Wilderness area in Michigan, United States

The Sturgeon River Gorge Wilderness is a 14,729 acre unit within the Ottawa National Forest. It is located in Baraga County and Houghton County within the U.S. state of Michigan. The wilderness is accessible from M-28, which runs south of the unit in a west-to-east direction. The nearest community is Sidnaw, Michigan, which is located approximately 4 mi southwest of the wilderness unit's southern end.

Today, the Sturgeon River Gorge Wilderness is a roadless unit within the managed Ottawa Forest.
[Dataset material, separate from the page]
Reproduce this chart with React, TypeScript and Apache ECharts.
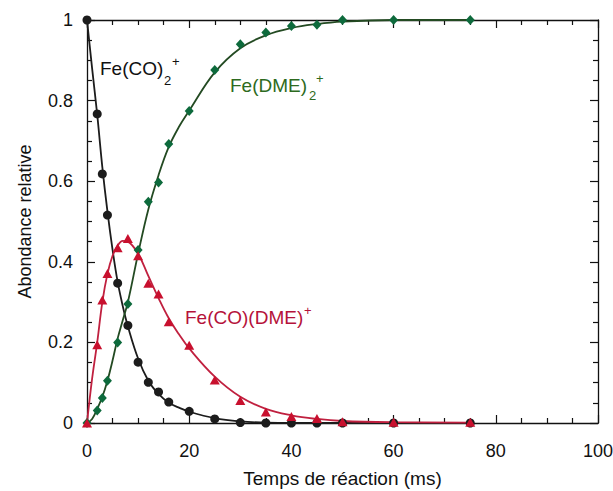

The wilderness centers on the Sturgeon River, a Wild and Scenic River where it flows through and along the border of this wilderness. Along the wilderness's northeastern edge, the Sturgeon River flows through the Sturgeon River Gorge, a 300 ft deep canyon, and the approximately 15 ft waterfall, Sturgeon Falls. After leaving the wilderness, the Sturgeon River discharges itself into Portage Lake and, ultimately, into Lake Superior.

Large fauna within the Sturgeon River Gorge Wilderness include the black bear and the whitetail deer. Although the lake sturgeon gave its name to the Sturgeon River, as of 2011 few if any of these large fish return annually to the river to spawn. The ecosystem is that of a second-growth boreal forest, with the hemlock and aspen predominating. Larger hardwoods include the sugar maple, paper birch, and basswood. A few patches of the Michigan state tree, the white pine, have regrown from the logging activities that took here prior to 1910.

The Sturgeon River Gorge Wilderness was created by Congress in 1987.